Дама удивленно вскинула брови, давая понять невеже, что можно (и нужно) было ограничиться одной фразой, задавать вопросы леди – верх неучтивости, но смягчившись, ответила:

– Игра проста, впрочем, как и смысл пьесы. Смотреть нечего, только время терять.

– Насчет смысла вы правы, – неожиданно, вместо того чтобы просто откланяться, продолжил разговор гардеробщик: – Смысл вещей, их суть есть бриллиант, сверкающий в сознании, вроде вашего кулона, красующегося на прелестной шее, подобно утренней звезде.

Дама, неоднократно слышащая подобные комплименты от знатных, высокопоставленных и уважаемых мужей и принимавшая их сдержанно, как должное, вдруг почувствовала, что польщена словами простого человека.

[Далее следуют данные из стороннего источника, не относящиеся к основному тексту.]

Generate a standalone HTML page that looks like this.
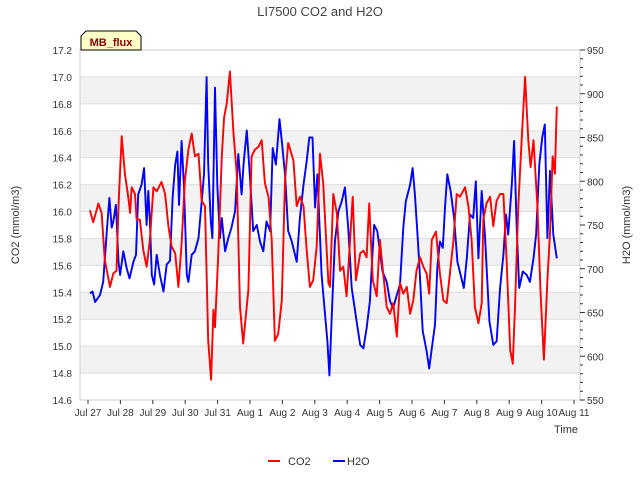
<!DOCTYPE html>
<html><head><meta charset="utf-8"><style>
html,body{margin:0;padding:0;background:#fff;}
svg{display:block;font-family:"Liberation Sans",sans-serif;}
</style></head><body>
<svg id="chart" width="640" height="480" viewBox="0 0 640 480" xmlns="http://www.w3.org/2000/svg">
<text x="320" y="16" text-anchor="middle" font-size="13" fill="#444">LI7500 CO2 and H2O</text>
<g id="bands"></g><g id="grid"></g>
<rect x="80" y="50" width="500" height="350" fill="none" stroke="#ccc"/>
<g id="axes"></g><g id="series"></g>
<g>
<path d="M81,50 L81,36 L86,31 L136,31 L141,36 L141,50 Z" fill="#ffffc8" stroke="#000" stroke-width="1"/>
<text x="111" y="46" text-anchor="middle" font-size="11" font-weight="bold" fill="#8b0000">MB_flux</text>
</g>
<text transform="translate(19,225) rotate(-90)" text-anchor="middle" font-size="11" fill="#333">CO2 (mmol/m3)</text>
<text transform="translate(630,225) rotate(-90)" text-anchor="middle" font-size="11" fill="#333">H2O (mmol/m3)</text>
<text x="566" y="433" text-anchor="middle" font-size="11" fill="#333">Time</text>
<g>
<line x1="268" y1="461" x2="280" y2="461" stroke="#f00" stroke-width="2"/>
<text x="288" y="465" font-size="11" fill="#333">CO2</text>
<line x1="333" y1="461" x2="345" y2="461" stroke="#00f" stroke-width="2"/>
<text x="347" y="465" font-size="11" fill="#333">H2O</text>
</g>
</svg>
<script>
const xTickLabels=["Jul 27","Jul 28","Jul 29","Jul 30","Jul 31","Aug 1","Aug 2","Aug 3","Aug 4","Aug 5","Aug 6","Aug 7","Aug 8","Aug 9","Aug 10","Aug 11"];
const leftTicks=[14.6,14.8,15.0,15.2,15.4,15.6,15.8,16.0,16.2,16.4,16.6,16.8,17.0,17.2];
const rightTicks=[550,600,650,700,750,800,850,900,950];
const co2Days=[0.06,0.16,0.32,0.42,0.52,0.68,0.78,0.88,0.94,1.04,1.14,1.24,1.30,1.35,1.45,1.50,1.60,1.71,1.81,1.91,2.02,2.12,2.27,2.38,2.48,2.58,2.69,2.79,2.89,2.99,3.10,3.20,3.30,3.41,3.51,3.61,3.66,3.71,3.80,3.87,3.92,4.02,4.13,4.20,4.28,4.38,4.49,4.59,4.69,4.79,4.85,4.95,5.05,5.15,5.26,5.36,5.46,5.57,5.67,5.77,5.87,5.98,6.08,6.18,6.34,6.44,6.54,6.65,6.75,6.85,6.95,7.06,7.16,7.26,7.42,7.47,7.57,7.68,7.78,7.88,7.98,8.09,8.17,8.27,8.40,8.50,8.60,8.68,8.79,8.91,9.01,9.11,9.22,9.32,9.42,9.53,9.63,9.73,9.84,9.94,10.04,10.14,10.25,10.35,10.45,10.53,10.61,10.74,10.86,10.97,11.07,11.17,11.28,11.38,11.48,11.64,11.74,11.84,11.94,12.05,12.15,12.20,12.30,12.41,12.51,12.61,12.72,12.82,12.92,13.03,13.11,13.18,13.28,13.38,13.49,13.59,13.66,13.75,13.87,13.97,14.07,14.18,14.26,14.34,14.41,14.47];
const co2Values=[16.01,15.92,16.06,15.99,15.64,15.44,15.54,15.56,16.04,16.56,16.28,16.11,15.99,16.18,16.13,15.94,15.94,15.71,15.59,15.79,16.18,16.15,16.22,16.13,15.89,15.74,15.69,15.44,15.76,16.23,16.46,16.58,16.41,16.43,16.08,16.04,15.54,15.04,14.75,15.27,15.14,15.67,16.41,16.70,16.80,17.04,16.58,16.29,15.29,15.02,15.17,15.42,16.41,16.46,16.48,16.53,16.21,16.11,15.79,15.04,15.09,15.34,16.23,16.51,16.38,16.04,16.11,16.04,15.71,15.44,15.49,15.74,16.43,16.21,15.47,15.44,16.13,15.99,15.56,15.59,15.37,15.79,16.11,15.49,15.69,15.71,15.66,16.06,15.49,15.37,15.79,15.54,15.29,15.24,15.32,15.07,15.47,15.39,15.44,15.24,15.34,15.56,15.66,15.59,15.54,15.39,15.79,15.85,15.54,15.34,15.32,15.54,15.79,16.13,16.11,16.18,16.04,15.79,15.29,15.17,15.32,15.94,16.06,16.11,15.89,16.08,16.13,16.13,15.64,14.97,14.87,15.29,16.04,16.51,17.00,16.53,16.33,16.53,16.04,15.39,14.90,15.49,15.84,16.41,16.28,16.78];
const h2oDays=[0.06,0.14,0.22,0.37,0.47,0.58,0.66,0.73,0.78,0.86,0.94,0.99,1.09,1.19,1.28,1.40,1.48,1.55,1.65,1.73,1.81,1.86,1.91,1.97,2.04,2.12,2.22,2.33,2.43,2.53,2.61,2.69,2.76,2.81,2.89,2.96,3.05,3.10,3.20,3.30,3.41,3.51,3.58,3.66,3.71,3.79,3.84,3.92,3.99,4.07,4.13,4.23,4.33,4.43,4.54,4.64,4.74,4.81,4.90,5.00,5.10,5.21,5.31,5.41,5.51,5.62,5.70,5.80,5.91,5.98,6.08,6.18,6.29,6.44,6.54,6.65,6.75,6.83,6.93,7.01,7.08,7.21,7.31,7.39,7.45,7.55,7.62,7.73,7.83,7.93,8.03,8.14,8.29,8.40,8.50,8.60,8.70,8.75,8.83,8.93,9.01,9.09,9.22,9.32,9.42,9.53,9.63,9.73,9.81,9.94,10.02,10.09,10.17,10.23,10.33,10.45,10.53,10.61,10.71,10.78,10.86,10.95,11.02,11.09,11.19,11.30,11.40,11.50,11.60,11.69,11.79,11.89,11.97,12.05,12.15,12.25,12.39,12.51,12.61,12.72,12.82,12.90,12.97,13.08,13.15,13.23,13.31,13.42,13.54,13.64,13.75,13.83,13.93,14.02,14.10,14.18,14.26,14.36,14.47];
const h2oValues=[672,674,662,670,685,743,781,747,754,773,708,693,720,701,689,708,716,785,796,815,750,789,754,693,682,716,693,674,705,709,781,819,834,773,846,796,693,685,716,720,735,777,808,919,819,754,735,907,796,735,758,720,735,747,766,831,785,823,858,804,743,750,731,720,754,743,838,819,871,846,808,743,731,708,758,796,823,850,850,770,808,693,651,617,578,670,731,766,777,793,747,678,640,613,609,632,663,697,750,743,720,697,685,663,655,670,682,747,777,796,815,785,739,701,629,606,586,609,636,701,731,724,770,808,789,758,708,693,678,712,762,758,800,712,789,739,640,613,617,678,716,762,739,796,846,747,678,697,693,685,712,739,819,850,865,735,812,739,712];

const NS="http://www.w3.org/2000/svg";
const X0=88,PXD=32.4,T=50,B=400;
const xS=d=>X0+d*PXD;
const yL=v=>B-(v-14.6)/(17.2-14.6)*(B-T);
const yR=v=>B-(v-550)/(950-550)*(B-T);
function mk(tag,attrs,parent){const e=document.createElementNS(NS,tag);for(const k in attrs)e.setAttribute(k,attrs[k]);parent.appendChild(e);return e;}
const bands=document.getElementById('bands'),grid=document.getElementById('grid'),axes=document.getElementById('axes'),series=document.getElementById('series');
for(let i=0;i<leftTicks.length-1;i++){
  if(i%2===1){const r=mk('rect',{x:80,y:yL(leftTicks[i+1]),width:500,height:yL(leftTicks[i])-yL(leftTicks[i+1]),fill:'#f2f2f2'},bands);
  
  }
}
leftTicks.forEach(v=>{
  const l=mk('line',{x1:80,x2:580,y1:yL(v),y2:yL(v),stroke:'#ddd'},grid);
  
  
  const t=mk('text',{x:72,y:yL(v)+4,'text-anchor':'end','font-size':10,fill:'#333'},axes);
  
  
  t.textContent=v.toFixed(1);
});
for(let v=550;v<=950;v+=10){
  const major=v%50===0;
  mk('line',{x1:580,x2:major?585:583,y1:yR(v),y2:yR(v),stroke:'#333'},axes);
}
rightTicks.forEach(v=>{
  const t=mk('text',{x:587,y:yR(v)+4,'font-size':10,fill:'#333'},axes);
  
  
  t.textContent=v;
});
xTickLabels.forEach((s,i)=>{
  mk('line',{x1:xS(i),x2:xS(i),y1:400,y2:404,stroke:'#333'},axes);
  const t=mk('text',{x:xS(i),y:416,'text-anchor':'middle','font-size':10,fill:'#333'},axes);
  
  
  t.textContent=s;
});
const h=mk('polyline',{points:h2oDays.map((d,i)=>xS(d).toFixed(1)+','+yR(h2oValues[i]).toFixed(1)).join(' '),fill:'none',stroke:'#0000ff','stroke-width':1.9,'stroke-linejoin':'round'},series);


const c=mk('polyline',{points:co2Days.map((d,i)=>xS(d).toFixed(1)+','+yL(co2Values[i]).toFixed(1)).join(' '),fill:'none',stroke:'#ff0000','stroke-width':1.9,'stroke-linejoin':'round'},series);


</script>
</body></html>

– Вы, господин гардеробщик, еще немного и философ, – улыбнулась она старику.

– И опять в точку, мадам, – зарделся от удовольствия гардеробщик.

– Ну раз так, – дама подставила плечи под накидку, – и вы, неожиданный собеседник, подтверждаете мою догадливость, значит, я покидаю театр со спокойной совестью, забирая бриллиант пьесы в свою коллекцию, – и она сделала пол-оборота у зеркала, сверкнув точеными гранями своих драгоценностей, как флагман на рейде открытыми пушечными портами.

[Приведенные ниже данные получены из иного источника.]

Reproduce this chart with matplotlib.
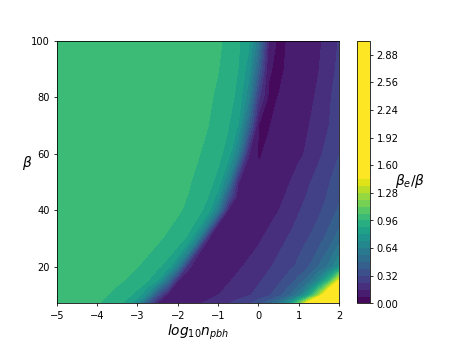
import numpy as np
import matplotlib
matplotlib.use("Agg")
import matplotlib.pyplot as plt

# log10 n_pbh grid (x) and beta grid (y)
log_n_pbh = [-5.0, -4.75, -4.5, -4.25, -4.0, -3.75, -3.5, -3.25, -3.0, -2.75,
             -2.5, -2.25, -2.0, -1.75, -1.5, -1.25, -1.0, -0.75, -0.5, -0.25,
             0.0, 0.25, 0.5, 0.75, 1.0, 1.25, 1.5, 1.75, 2.0]
beta_vals = [7, 10, 15, 20, 25, 30, 35, 40, 45, 50, 60, 70, 80, 90, 100]

# beta_e / beta, one row per beta value
z_b7 = [1.0, 1.0, 1.0, 0.99, 0.965, 0.932, 0.897, 0.858, 0.695, 0.372,
        0.125, 0.105, 0.102, 0.11, 0.15, 0.175, 0.205, 0.235, 0.27, 0.31,
        0.37, 0.45, 0.57, 0.76, 1.1, 1.6, 2.1, 2.55, 2.98]
z_b10 = [1.0, 1.0, 1.0, 1.0, 0.985, 0.96, 0.928, 0.895, 0.858, 0.69,
         0.358, 0.12, 0.1, 0.1, 0.11, 0.135, 0.158, 0.185, 0.21, 0.23,
         0.265, 0.305, 0.37, 0.46, 0.6, 0.85, 1.25, 1.8, 2.4]
z_b15 = [1.0, 1.0, 1.0, 1.0, 1.0, 1.0, 0.977, 0.949, 0.916, 0.883,
         0.797, 0.531, 0.15, 0.105, 0.098, 0.1, 0.115, 0.152, 0.178, 0.2,
         0.23, 0.262, 0.3, 0.36, 0.43, 0.53, 0.7, 0.98, 1.45]
z_b20 = [1.0, 1.0, 1.0, 1.0, 1.0, 1.0, 1.0, 0.987, 0.962, 0.929,
         0.895, 0.847, 0.621, 0.181, 0.105, 0.097, 0.105, 0.125, 0.15, 0.172,
         0.2, 0.23, 0.262, 0.295, 0.34, 0.398, 0.487, 0.58, 0.74]
z_b25 = [1.0, 1.0, 1.0, 1.0, 1.0, 1.0, 1.0, 1.0, 0.993, 0.968,
         0.936, 0.901, 0.859, 0.636, 0.171, 0.102, 0.098, 0.108, 0.128, 0.15,
         0.17, 0.205, 0.237, 0.27, 0.31, 0.355, 0.415, 0.50, 0.62]
z_b30 = [1.0, 1.0, 1.0, 1.0, 1.0, 1.0, 1.0, 1.0, 1.0, 1.0,
         0.974, 0.944, 0.907, 0.869, 0.653, 0.165, 0.1, 0.097, 0.105, 0.12,
         0.15, 0.175, 0.212, 0.245, 0.28, 0.322, 0.37, 0.43, 0.52]
z_b35 = [1.0, 1.0, 1.0, 1.0, 1.0, 1.0, 1.0, 1.0, 1.0, 1.0,
         0.998, 0.974, 0.942, 0.904, 0.861, 0.629, 0.155, 0.1, 0.097, 0.107,
         0.125, 0.155, 0.18, 0.22, 0.255, 0.292, 0.335, 0.39, 0.46]
z_b40 = [1.0, 1.0, 1.0, 1.0, 1.0, 1.0, 1.0, 1.0, 1.0, 1.0,
         1.0, 0.998, 0.973, 0.941, 0.901, 0.851, 0.606, 0.15, 0.095, 0.1,
         0.115, 0.135, 0.158, 0.195, 0.235, 0.265, 0.305, 0.355, 0.41]
z_b45 = [1.0, 1.0, 1.0, 1.0, 1.0, 1.0, 1.0, 1.0, 1.0, 1.0,
         1.0, 1.0, 0.984, 0.958, 0.92, 0.882, 0.77, 0.41, 0.1, 0.093,
         0.098, 0.115, 0.14, 0.172, 0.21, 0.25, 0.285, 0.33, 0.385]
z_b50 = [1.0, 1.0, 1.0, 1.0, 1.0, 1.0, 1.0, 1.0, 1.0, 1.0,
         1.0, 1.0, 0.995, 0.97, 0.938, 0.902, 0.86, 0.635, 0.165, 0.095,
         0.09, 0.1, 0.12, 0.155, 0.19, 0.232, 0.27, 0.315, 0.36]
z_b60 = [1.0, 1.0, 1.0, 1.0, 1.0, 1.0, 1.0, 1.0, 1.0, 1.0,
         1.0, 1.0, 1.0, 0.992, 0.967, 0.934, 0.899, 0.853, 0.623, 0.17,
         0.074, 0.09, 0.1, 0.115, 0.145, 0.175, 0.225, 0.27, 0.318]
z_b70 = [1.0, 1.0, 1.0, 1.0, 1.0, 1.0, 1.0, 1.0, 1.0, 1.0,
         1.0, 1.0, 1.0, 1.0, 0.985, 0.961, 0.922, 0.885, 0.795, 0.492,
         0.078, 0.076, 0.095, 0.108, 0.125, 0.158, 0.19, 0.238, 0.30]
z_b80 = [1.0, 1.0, 1.0, 1.0, 1.0, 1.0, 1.0, 1.0, 1.0, 1.0,
         1.0, 1.0, 1.0, 1.0, 1.0, 0.975, 0.944, 0.904, 0.863, 0.672,
         0.267, 0.07, 0.081, 0.098, 0.115, 0.14, 0.175, 0.225, 0.285]
z_b90 = [1.0, 1.0, 1.0, 1.0, 1.0, 1.0, 1.0, 1.0, 1.0, 1.0,
         1.0, 1.0, 1.0, 1.0, 1.0, 0.988, 0.963, 0.921, 0.879, 0.766,
         0.459, 0.09, 0.06, 0.095, 0.11, 0.13, 0.158, 0.205, 0.26]
z_b100 = [1.0, 1.0, 1.0, 1.0, 1.0, 1.0, 1.0, 1.0, 1.0, 1.0,
          1.0, 1.0, 1.0, 1.0, 1.0, 1.0, 0.974, 0.939, 0.891, 0.825,
          0.587, 0.165, 0.055, 0.088, 0.105, 0.122, 0.148, 0.19, 0.245]

level_step = 0.08
level_max = 3.04
color_max = 1.47
cbar_ticks = [0.00, 0.32, 0.64, 0.96, 1.28, 1.60, 1.92, 2.24, 2.56, 2.88]

Z = np.array([z_b7, z_b10, z_b15, z_b20, z_b25, z_b30, z_b35, z_b40, z_b45,
              z_b50, z_b60, z_b70, z_b80, z_b90, z_b100])
X, Y = np.meshgrid(log_n_pbh, beta_vals)

fig = plt.figure(figsize=(6.4, 4.8), dpi=455 / 6.4)
ax = fig.add_subplot(111)
levels = np.arange(0, level_max + level_step / 2, level_step)
cs = ax.contourf(X, Y, Z, levels=levels, cmap="viridis", vmin=0, vmax=color_max)
cbar = fig.colorbar(cs, ax=ax)
cbar.set_ticks(cbar_ticks)
cbar.ax.set_yticklabels(["%.2f" % t for t in cbar_ticks])
cbar.ax.set_ylabel(r"$\beta_e/\beta$", rotation=0, fontsize=14, ha="left",
                   va="top", labelpad=-4)

ax.set_xlabel(r"$log_{10}n_{pbh}$", fontsize=14, labelpad=2)
ax.set_ylabel(r"$\beta$", rotation=0, fontsize=14)

fig.savefig("out.png", dpi=455 / 6.4)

– Даже когда есть бриллиант, суть, начинка, истина, жемчужина, нужна оправа, которая подводит, подчеркивает, усиливает и хранит, – гардеробщик низко поклонился и застыл в неудобной позе.

Дама опешила, она была поражена: человек, принимающий одежду у публики и выдающий взамен жетоны с номерами, не просто разговаривал с ней, он учил.

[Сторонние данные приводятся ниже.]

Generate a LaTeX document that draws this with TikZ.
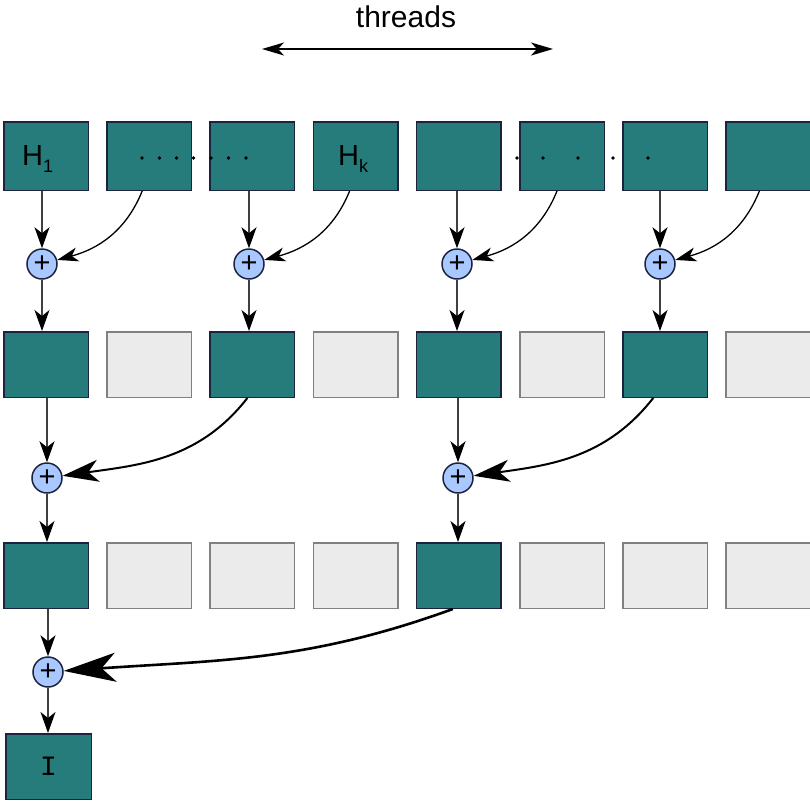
\documentclass[tikz,border=0pt]{standalone}
\usepackage{fontspec}
\setmainfont{Liberation Sans}
\setmonofont{Liberation Mono}
\usetikzlibrary{arrows.meta}
\definecolor{teal1}{HTML}{267B7B}
\definecolor{navy1}{HTML}{1C2340}
\definecolor{gfill}{HTML}{EBEBEB}
\definecolor{gline}{HTML}{808080}
\definecolor{cfill}{HTML}{A8C8FF}
\definecolor{lgray}{HTML}{404040}
\tikzset{
  tealbox/.style={draw=navy1, fill=teal1, line width=1.5pt, minimum width=84.5pt, minimum height=65.5pt, inner sep=0pt},
  graybox/.style={draw=gline, fill=gfill, line width=1.5pt, minimum width=84.5pt, minimum height=65.5pt, inner sep=0pt},
  plusnode/.style={circle, draw=navy1, fill=cfill, line width=1.5pt, minimum size=30pt, inner sep=0pt, font=\fontsize{29}{29}\selectfont},
  varrow/.style={draw=lgray, line width=1.2pt, -{Stealth[length=21pt,width=15pt,inset=6pt,color=black]}},
  curveA/.style={draw=black, line width=1.3pt, -{Stealth[length=21pt,width=14pt,inset=6pt]}},
  curveB/.style={draw=black, line width=2pt, -{Stealth[length=36pt,width=22pt,inset=10pt]}},
  curveC/.style={draw=black, line width=2.6pt, -{Stealth[length=52pt,width=29pt,inset=14pt]}},
  bigtext/.style={font=\fontsize{29}{29}\selectfont, inner sep=0pt},
}
\begin{document}
\begin{tikzpicture}[x=1pt,y=1pt]
\useasboundingbox (0,0) rectangle (810,-801);
% row 1
\foreach \i in {1,...,8}
  \node[tealbox, minimum height=68.5pt] (r1b\i) at ({46+103.2*(\i-1)},-156) {};
% row 2
\foreach \i/\s in {1/tealbox,2/graybox,3/tealbox,4/graybox,5/tealbox,6/graybox,7/tealbox,8/graybox}
  \node[\s] (r2b\i) at ({46+103.2*(\i-1)},-364.5) {};
% row 3
\foreach \i/\s in {1/tealbox,2/graybox,3/graybox,4/graybox,5/tealbox,6/graybox,7/graybox,8/graybox}
  \node[\s] (r3b\i) at ({46+103.2*(\i-1)},-575.5) {};
% result
\node[tealbox, minimum width=85.5pt] (out) at (48.5,-766.5) {\fontsize{28}{28}\selectfont\ttfamily I};
% labels
\node[bigtext, anchor=base west] (h1) at (22,-165) {H\raisebox{-7pt}{\fontsize{18}{18}\selectfont 1}};
\node[bigtext, anchor=base west] (hk) at (338,-165) {H\raisebox{-7pt}{\fontsize{18}{18}\selectfont k}};
\foreach \x in {142,159.5,176.5,193.5,211,228.5,246,517,543,578,613,648}
  \fill[black] (\x,-158) circle (1.8pt);
% threads
\node[bigtext, font=\fontsize{30}{30}\selectfont, anchor=base] (thr) at (406,-27) {threads};
\coordinate (tl) at (262,-49);
\coordinate (tr) at (553,-49);
\draw[line width=1.3pt, {Stealth[length=22pt,width=13pt,inset=6pt]}-{Stealth[length=22pt,width=13pt,inset=6pt]}] (tl) -- (tr);
% plus nodes
\node[plusnode] (c11) at (42,-264) {+};
\node[plusnode] (c12) at (249,-264) {+};
\node[plusnode] (c13) at (457,-264) {+};
\node[plusnode] (c14) at (660,-264) {+};
\node[plusnode] (c21) at (47,-478) {+};
\node[plusnode] (c22) at (458,-478) {+};
\node[plusnode] (c31) at (48,-672) {+};
% vertical arrows
\draw[varrow] (c11 |- r1b1.south) -- (c11);
\draw[varrow] (c11) -- (c11 |- r2b1.north);
\draw[varrow] (c12 |- r1b3.south) -- (c12);
\draw[varrow] (c12) -- (c12 |- r2b3.north);
\draw[varrow] (c13 |- r1b5.south) -- (c13);
\draw[varrow] (c13) -- (c13 |- r2b5.north);
\draw[varrow] (c14 |- r1b7.south) -- (c14);
\draw[varrow] (c14) -- (c14 |- r2b7.north);
\draw[varrow] (c21 |- r2b1.south) -- (c21);
\draw[varrow] (c21) -- (c21 |- r3b1.north);
\draw[varrow] (c22 |- r2b5.south) -- (c22);
\draw[varrow] (c22) -- (c22 |- r3b5.north);
\draw[varrow] (c31 |- r3b1.south) -- (c31);
\draw[varrow] (c31) -- (c31 |- out.north);
% curved arrows
\draw[curveA] ([xshift=-7pt]r1b2.south) to[out=-112,in=15] (c11);
\draw[curveA] ([xshift=-6pt]r1b4.south) to[out=-112,in=15] (c12);
\draw[curveA] ([xshift=-5pt]r1b6.south) to[out=-112,in=15] (c13);
\draw[curveA] ([xshift=-9pt]r1b8.south) to[out=-112,in=15] (c14);
\draw[curveB] ([xshift=-5pt]r2b3.south) to[out=-128,in=8] (c21);
\draw[curveB] ([xshift=-12pt]r2b7.south) to[out=-128,in=8] (c22);
\draw[curveC] ([xshift=-6pt]r3b5.south) to[out=-160,in=4] (c31);
\end{tikzpicture}
\end{document}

– Уж не хотите ли вы сказать, мой непредсказуемый незнакомец, что я и есть оправа для своих бриллиантов? Да Бог с вами, вы еще и решите, что оправа недостаточно хороша.

Гардеробщик вернул согнутое тело в нормальное положение:

– Бриллианты даруются Богом, оправа делается человеком, это есть со-творчество.

Дама развернулась к дверям, и ее кавалер едва успел толкнуть тяжелые створки – надушенное сверкающее меховое недовольство со свистом воздуха, выпущенного из шара, покинуло стены театра. Прозвенел звонок, приглашающий зрителей в зал.

Занавес поднялся, и публика была ослеплена – нет, не светом софитов и рамп, а белоснежными декорациями и сияющим, даже на их фоне, во славе своей Богом, сменившим лохмотья нищего на приличествующие ему одежды. Подле него находился человек, так же переодевшийся в антракте. Камзол мецената с золотыми эполетами и блестящими пуговицами вкупе со всем нательным бельем был сброшен. Единственным предметом туалета, дабы не шокировать зрителя, в особенности дам, служил фиговый листок, прикрывающий известную часть тела. Тем не менее смена нарядов не повлияла на смену ролей. Бог пребывал в амплуа нищего, протягивая руку человеку за подаянием.

Обескураженный и явно обнищавший ввиду прописанной роли меценат изумленно воскликнул:

– Господи, да я бы рад, да все, что есть, но, – свободной рукой он похлопал себя по бокам, где должны бы находиться карманы: – что же подать могу я тебе, имеющему все и являющемуся всем, ведь нет у меня ничего теперь.

Бог гласом громовым возвестил со сцены:

– Любви жду я от тебя, только ее имеешь всегда, независимо от наличия или отсутствия карманов, и только любовь человека спасет Бога от нищеты, ибо рассеял сам себя по мирам намеренно познать собирающую силу жертвы через жертвенность ее составляющих.

Занавес опустился, театр погрузился в тишину, аплодисменты застыли в воздухе, артисты на поклон не вышли.